Teachers shouldn’t have to deal with any of this. Dangit. The job is already ridiculously hard without this. And stop expecting teachers to police phones. YOU are the parent. YOU police your child and YOU come down hard on them when they use the phone inappropriately. We can’t expect teachers to fix all of society on 60K and no sleep.
Anonymous
This happened at Pikesville in Baltimore County. Athletic Director did it to a Principal.

https://wtop.com/education/2024/04/athletic-director-used-ai-to-frame-principal-with-racist-remarks-in-fake-audio-clip-police-say/
Anonymous
Anonymous wrote:
Anonymous wrote:I could see this being a thing that teens/tweens just think is absolutely hilarious, but it also sounds like they went entirely too far with it. You can parody your teacher’s manner of speaking or their assignments. You can’t call them pedophiles. I hope the teachers unions come down hard on this and advocate for hard rules on no phones in the classroom. It will protect themselves and the kids too. Such a no brainer but everyone wants to make it sound like the most difficult thing ever.


No, you CAN’T parody your teacher. That’s also not okay. I see how that’s not as serious as the TikTok issue, but it’s a slippery slope.

Teachers shouldn’t have to deal with any of this. Dangit. The job is already ridiculously hard without this. And stop expecting teachers to police phones. YOU are the parent. YOU police your child and YOU come down hard on them when they use the phone inappropriately. We can’t expect teachers to fix all of society on 60K and no sleep.


Parents of the perps don't care. Now what?
Anonymous
I read it. Have lawyers in my family so free representation. If I were one of those teachers, I would sue the kid(s) (and therefore their parents) for intentional infliction of emotional distress, and maybe also libel, and would not settle.
Hopefully their legal costs would make at least some the families lose their home, or better, everything down to the last shirt on their back. It would be hilarious! Then I'd create a Tiktok account and post a video about the whole thing.
Anonymous
Anonymous wrote:I read it. This is what happens when you don’t hold kids accountable for their actions. I hope educators start fighting back by bringing this to light, suing parents, etc. And not only ban phones in classrooms—actually enable admin and staff to enforce it.
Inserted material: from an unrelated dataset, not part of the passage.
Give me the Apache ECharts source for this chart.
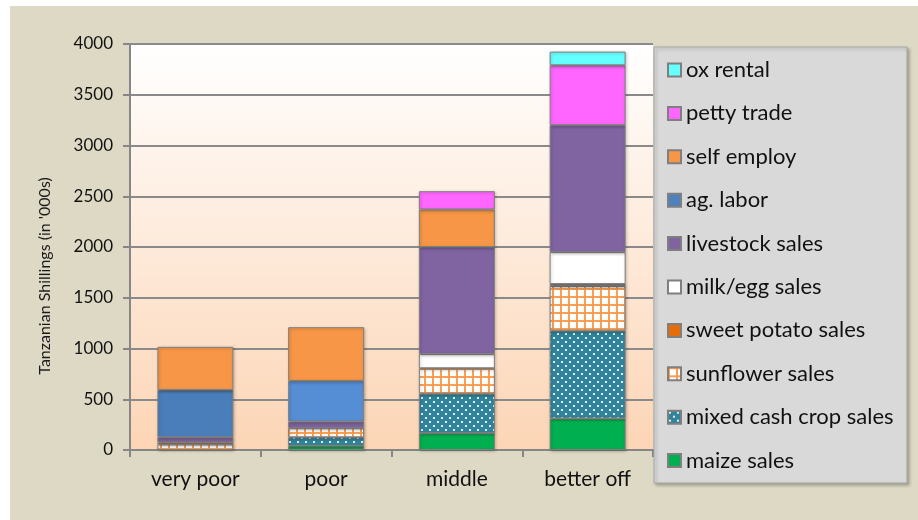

Or pass laws to make all tech illegal and return us to a god fearing Amish type society!
Anonymous
Anonymous wrote:I read it. Have lawyers in my family so free representation. If I were one of those teachers, I would sue the kid(s) (and therefore their parents) for intentional infliction of emotional distress, and maybe also libel, and would not settle.
Hopefully their legal costs would make at least some the families lose their home, or better, everything down to the last shirt on their back. It would be hilarious! Then I'd create a Tiktok account and post a video about the whole thing.


Better hurry since TikTok is getting banned.
Anonymous
Anonymous wrote:I could see this being a thing that teens/tweens just think is absolutely hilarious, but it also sounds like they went entirely too far with it. You can parody your teacher’s manner of speaking or their assignments. You can’t call them pedophiles. I hope the teachers unions come down hard on this and advocate for hard rules on no phones in the classroom. It will protect themselves and the kids too. Such a no brainer but everyone wants to make it sound like the most difficult thing ever.
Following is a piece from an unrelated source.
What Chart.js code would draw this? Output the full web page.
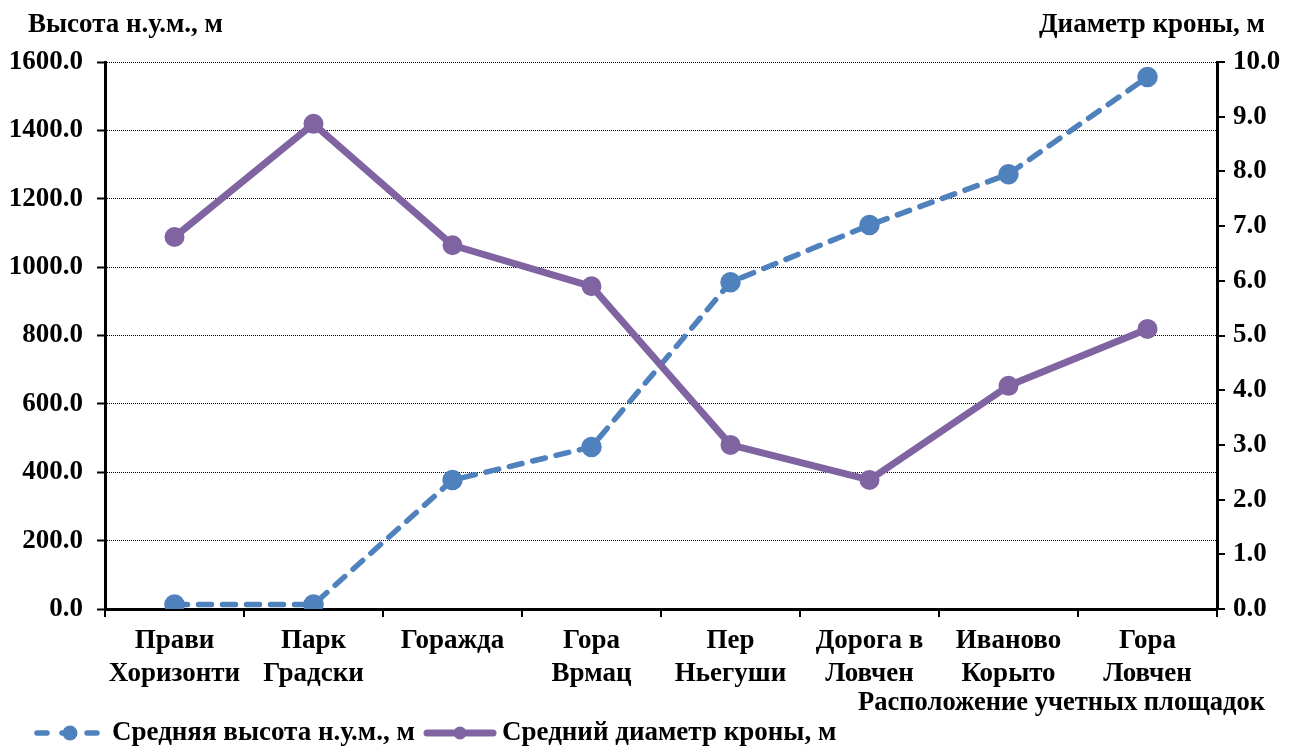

I could see this being a “taking justice into one's own hands” thing.
Anonymous
Anonymous wrote:I read it. Have lawyers in my family so free representation. If I were one of those teachers, I would sue the kid(s) (and therefore their parents) for intentional infliction of emotional distress, and maybe also libel, and would not settle.
Hopefully their legal costs would make at least some the families lose their home, or better, everything down to the last shirt on their back. It would be hilarious! Then I'd create a Tiktok account and post a video about the whole thing.


I'm a Plaintiff's lawyer. A decent Plaintiff's lawyer can easily cause the other side to have to spend a quarter of a mil in defense costs.
Anonymous
Anonymous wrote:I read it. This is what happens when you don’t hold kids accountable for their actions. I hope educators start fighting back by bringing this to light, suing parents, etc. And not only ban phones in classrooms—actually enable admin and staff to enforce it.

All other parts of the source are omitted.